• **Given problem**: Using the material below, repeat exactly the lines from the one with "Rebuild this diagram" through the one with "(F) at (713,107);", ends included, without any images.

• **Data to use**:
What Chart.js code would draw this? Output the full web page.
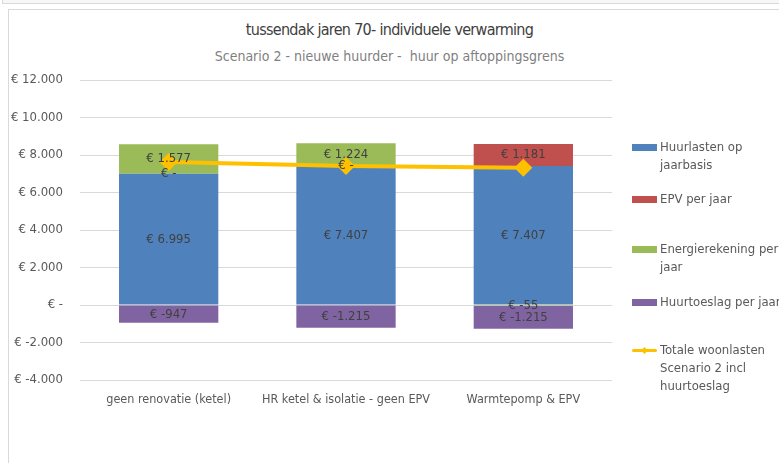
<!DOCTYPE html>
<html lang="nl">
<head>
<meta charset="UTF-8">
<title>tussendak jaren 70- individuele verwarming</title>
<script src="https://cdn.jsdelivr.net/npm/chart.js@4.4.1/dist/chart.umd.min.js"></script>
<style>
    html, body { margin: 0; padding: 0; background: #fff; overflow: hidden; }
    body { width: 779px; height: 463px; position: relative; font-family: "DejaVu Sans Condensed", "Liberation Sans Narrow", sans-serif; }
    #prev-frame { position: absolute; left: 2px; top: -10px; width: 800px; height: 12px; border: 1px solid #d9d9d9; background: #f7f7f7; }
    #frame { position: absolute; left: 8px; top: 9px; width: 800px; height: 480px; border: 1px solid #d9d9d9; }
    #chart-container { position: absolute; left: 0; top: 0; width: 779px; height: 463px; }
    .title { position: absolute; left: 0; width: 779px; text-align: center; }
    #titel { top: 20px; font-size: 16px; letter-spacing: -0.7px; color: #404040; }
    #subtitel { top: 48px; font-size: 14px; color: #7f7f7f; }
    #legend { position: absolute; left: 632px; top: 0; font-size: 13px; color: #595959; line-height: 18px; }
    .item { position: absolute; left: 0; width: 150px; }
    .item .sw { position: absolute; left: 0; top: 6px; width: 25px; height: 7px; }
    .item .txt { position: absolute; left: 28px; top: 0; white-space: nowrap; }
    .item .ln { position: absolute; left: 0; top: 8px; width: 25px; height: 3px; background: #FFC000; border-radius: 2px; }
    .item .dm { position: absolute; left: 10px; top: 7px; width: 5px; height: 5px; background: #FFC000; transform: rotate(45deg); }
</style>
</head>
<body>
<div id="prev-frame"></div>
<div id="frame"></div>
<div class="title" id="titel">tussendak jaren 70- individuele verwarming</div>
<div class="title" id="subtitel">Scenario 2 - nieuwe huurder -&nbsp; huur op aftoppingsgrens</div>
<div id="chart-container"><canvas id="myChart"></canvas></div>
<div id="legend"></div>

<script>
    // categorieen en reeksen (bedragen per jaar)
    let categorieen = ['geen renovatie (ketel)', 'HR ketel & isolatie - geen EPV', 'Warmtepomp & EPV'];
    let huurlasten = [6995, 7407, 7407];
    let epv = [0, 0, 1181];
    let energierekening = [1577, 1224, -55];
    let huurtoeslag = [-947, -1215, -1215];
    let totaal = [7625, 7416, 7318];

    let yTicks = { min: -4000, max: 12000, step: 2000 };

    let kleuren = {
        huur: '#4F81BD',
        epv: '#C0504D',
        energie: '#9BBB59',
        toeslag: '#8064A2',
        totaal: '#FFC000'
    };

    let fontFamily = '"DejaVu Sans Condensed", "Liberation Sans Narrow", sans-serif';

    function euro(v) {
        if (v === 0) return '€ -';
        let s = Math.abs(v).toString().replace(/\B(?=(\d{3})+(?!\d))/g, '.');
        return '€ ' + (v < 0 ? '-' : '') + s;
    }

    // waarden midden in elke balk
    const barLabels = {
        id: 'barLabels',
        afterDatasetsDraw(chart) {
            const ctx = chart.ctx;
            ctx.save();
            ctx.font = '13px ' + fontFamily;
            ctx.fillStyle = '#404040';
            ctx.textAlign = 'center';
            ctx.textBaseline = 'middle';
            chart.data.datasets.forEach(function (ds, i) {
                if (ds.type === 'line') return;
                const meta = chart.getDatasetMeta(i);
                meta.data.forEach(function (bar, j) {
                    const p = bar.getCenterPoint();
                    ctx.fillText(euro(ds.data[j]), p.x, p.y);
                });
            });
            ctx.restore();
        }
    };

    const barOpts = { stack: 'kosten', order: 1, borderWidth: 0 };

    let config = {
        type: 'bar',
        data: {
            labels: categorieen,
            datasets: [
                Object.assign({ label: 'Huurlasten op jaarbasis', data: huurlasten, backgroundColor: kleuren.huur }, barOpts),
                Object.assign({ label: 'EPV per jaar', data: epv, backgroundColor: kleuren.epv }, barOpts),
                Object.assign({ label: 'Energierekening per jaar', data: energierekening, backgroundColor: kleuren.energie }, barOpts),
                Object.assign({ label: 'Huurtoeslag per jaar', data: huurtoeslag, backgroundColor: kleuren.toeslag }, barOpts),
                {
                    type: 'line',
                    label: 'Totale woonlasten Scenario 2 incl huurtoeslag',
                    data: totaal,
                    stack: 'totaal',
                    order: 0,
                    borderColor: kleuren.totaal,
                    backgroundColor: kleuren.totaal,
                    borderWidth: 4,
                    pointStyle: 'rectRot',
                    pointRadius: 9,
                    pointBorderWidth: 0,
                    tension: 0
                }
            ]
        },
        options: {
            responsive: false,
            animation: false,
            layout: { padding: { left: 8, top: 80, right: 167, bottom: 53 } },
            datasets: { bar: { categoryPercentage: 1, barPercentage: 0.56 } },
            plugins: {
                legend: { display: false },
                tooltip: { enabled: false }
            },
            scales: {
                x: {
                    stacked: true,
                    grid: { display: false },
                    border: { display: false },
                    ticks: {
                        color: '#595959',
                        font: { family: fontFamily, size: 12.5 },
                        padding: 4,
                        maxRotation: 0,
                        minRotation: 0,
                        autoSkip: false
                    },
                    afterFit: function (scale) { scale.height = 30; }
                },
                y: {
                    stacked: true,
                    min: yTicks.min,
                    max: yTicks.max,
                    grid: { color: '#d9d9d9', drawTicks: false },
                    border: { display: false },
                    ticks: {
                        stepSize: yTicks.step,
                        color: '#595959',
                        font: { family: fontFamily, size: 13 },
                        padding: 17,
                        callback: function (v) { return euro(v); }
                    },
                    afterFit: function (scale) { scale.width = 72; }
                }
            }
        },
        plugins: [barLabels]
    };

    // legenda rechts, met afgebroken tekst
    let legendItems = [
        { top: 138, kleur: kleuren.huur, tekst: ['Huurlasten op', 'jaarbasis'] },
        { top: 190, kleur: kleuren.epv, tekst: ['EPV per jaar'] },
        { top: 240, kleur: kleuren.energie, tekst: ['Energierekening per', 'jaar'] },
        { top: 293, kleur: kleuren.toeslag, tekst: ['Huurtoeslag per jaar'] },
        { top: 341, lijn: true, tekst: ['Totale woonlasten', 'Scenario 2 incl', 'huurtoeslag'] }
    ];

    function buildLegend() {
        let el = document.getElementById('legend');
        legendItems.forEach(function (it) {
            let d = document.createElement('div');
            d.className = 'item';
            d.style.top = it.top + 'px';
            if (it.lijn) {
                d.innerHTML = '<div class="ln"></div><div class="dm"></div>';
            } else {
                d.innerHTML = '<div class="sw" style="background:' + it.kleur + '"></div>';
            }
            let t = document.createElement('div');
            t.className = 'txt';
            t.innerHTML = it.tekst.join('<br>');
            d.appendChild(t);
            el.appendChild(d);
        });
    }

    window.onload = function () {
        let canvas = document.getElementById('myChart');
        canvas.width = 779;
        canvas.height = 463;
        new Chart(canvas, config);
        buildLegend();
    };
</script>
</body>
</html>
* * *
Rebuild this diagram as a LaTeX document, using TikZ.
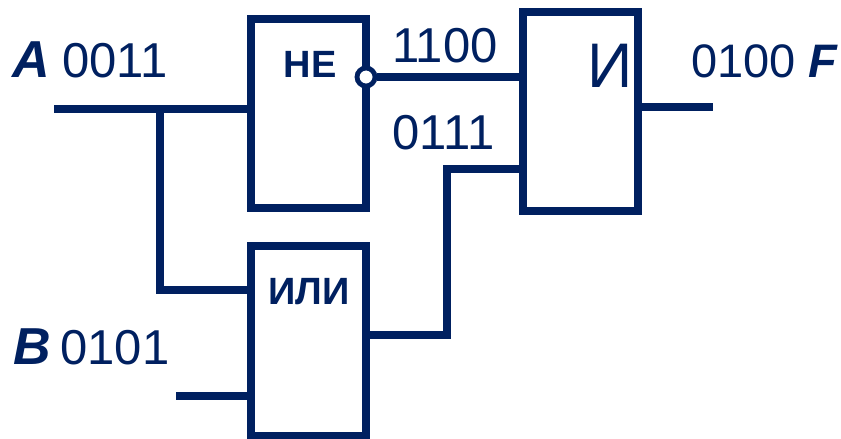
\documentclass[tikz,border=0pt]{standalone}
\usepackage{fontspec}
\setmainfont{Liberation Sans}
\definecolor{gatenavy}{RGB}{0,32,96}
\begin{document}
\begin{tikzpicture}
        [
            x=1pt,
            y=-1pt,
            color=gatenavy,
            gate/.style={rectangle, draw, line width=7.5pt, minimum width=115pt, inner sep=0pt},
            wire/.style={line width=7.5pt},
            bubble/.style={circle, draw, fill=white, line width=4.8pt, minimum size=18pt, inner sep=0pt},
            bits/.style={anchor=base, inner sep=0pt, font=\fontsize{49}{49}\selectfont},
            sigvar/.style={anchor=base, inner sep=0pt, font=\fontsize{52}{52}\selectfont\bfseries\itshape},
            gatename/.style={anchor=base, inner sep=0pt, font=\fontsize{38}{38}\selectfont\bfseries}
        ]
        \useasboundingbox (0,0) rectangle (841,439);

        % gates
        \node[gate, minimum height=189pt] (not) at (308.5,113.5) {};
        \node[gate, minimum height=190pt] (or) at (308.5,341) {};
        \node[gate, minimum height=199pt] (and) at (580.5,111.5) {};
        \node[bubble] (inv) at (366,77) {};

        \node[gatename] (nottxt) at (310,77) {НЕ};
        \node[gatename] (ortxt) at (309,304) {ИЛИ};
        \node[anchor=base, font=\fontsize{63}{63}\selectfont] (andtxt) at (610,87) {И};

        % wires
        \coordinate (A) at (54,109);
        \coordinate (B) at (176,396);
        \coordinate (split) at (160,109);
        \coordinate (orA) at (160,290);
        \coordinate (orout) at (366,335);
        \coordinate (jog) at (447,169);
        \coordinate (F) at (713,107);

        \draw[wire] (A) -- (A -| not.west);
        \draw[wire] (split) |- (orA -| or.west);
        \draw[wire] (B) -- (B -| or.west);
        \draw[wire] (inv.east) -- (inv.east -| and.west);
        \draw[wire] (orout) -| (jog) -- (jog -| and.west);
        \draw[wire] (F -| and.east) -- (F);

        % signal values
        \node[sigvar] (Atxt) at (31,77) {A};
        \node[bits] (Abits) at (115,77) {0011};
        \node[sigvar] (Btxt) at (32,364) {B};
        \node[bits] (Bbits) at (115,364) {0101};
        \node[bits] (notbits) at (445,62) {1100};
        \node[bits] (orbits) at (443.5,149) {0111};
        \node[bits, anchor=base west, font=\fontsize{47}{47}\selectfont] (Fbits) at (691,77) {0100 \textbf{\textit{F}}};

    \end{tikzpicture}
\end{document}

• **Response to the exercise**:
Rebuild this diagram as a LaTeX document, using TikZ.
\documentclass[tikz,border=0pt]{standalone}
\usepackage{fontspec}
\setmainfont{Liberation Sans}
\definecolor{gatenavy}{RGB}{0,32,96}
\begin{document}
\begin{tikzpicture}
        [
            x=1pt,
            y=-1pt,
            color=gatenavy,
            gate/.style={rectangle, draw, line width=7.5pt, minimum width=115pt, inner sep=0pt},
            wire/.style={line width=7.5pt},
            bubble/.style={circle, draw, fill=white, line width=4.8pt, minimum size=18pt, inner sep=0pt},
            bits/.style={anchor=base, inner sep=0pt, font=\fontsize{49}{49}\selectfont},
            sigvar/.style={anchor=base, inner sep=0pt, font=\fontsize{52}{52}\selectfont\bfseries\itshape},
            gatename/.style={anchor=base, inner sep=0pt, font=\fontsize{38}{38}\selectfont\bfseries}
        ]
        \useasboundingbox (0,0) rectangle (841,439);

        % gates
        \node[gate, minimum height=189pt] (not) at (308.5,113.5) {};
        \node[gate, minimum height=190pt] (or) at (308.5,341) {};
        \node[gate, minimum height=199pt] (and) at (580.5,111.5) {};
        \node[bubble] (inv) at (366,77) {};

        \node[gatename] (nottxt) at (310,77) {НЕ};
        \node[gatename] (ortxt) at (309,304) {ИЛИ};
        \node[anchor=base, font=\fontsize{63}{63}\selectfont] (andtxt) at (610,87) {И};

        % wires
        \coordinate (A) at (54,109);
        \coordinate (B) at (176,396);
        \coordinate (split) at (160,109);
        \coordinate (orA) at (160,290);
        \coordinate (orout) at (366,335);
        \coordinate (jog) at (447,169);
        \coordinate (F) at (713,107);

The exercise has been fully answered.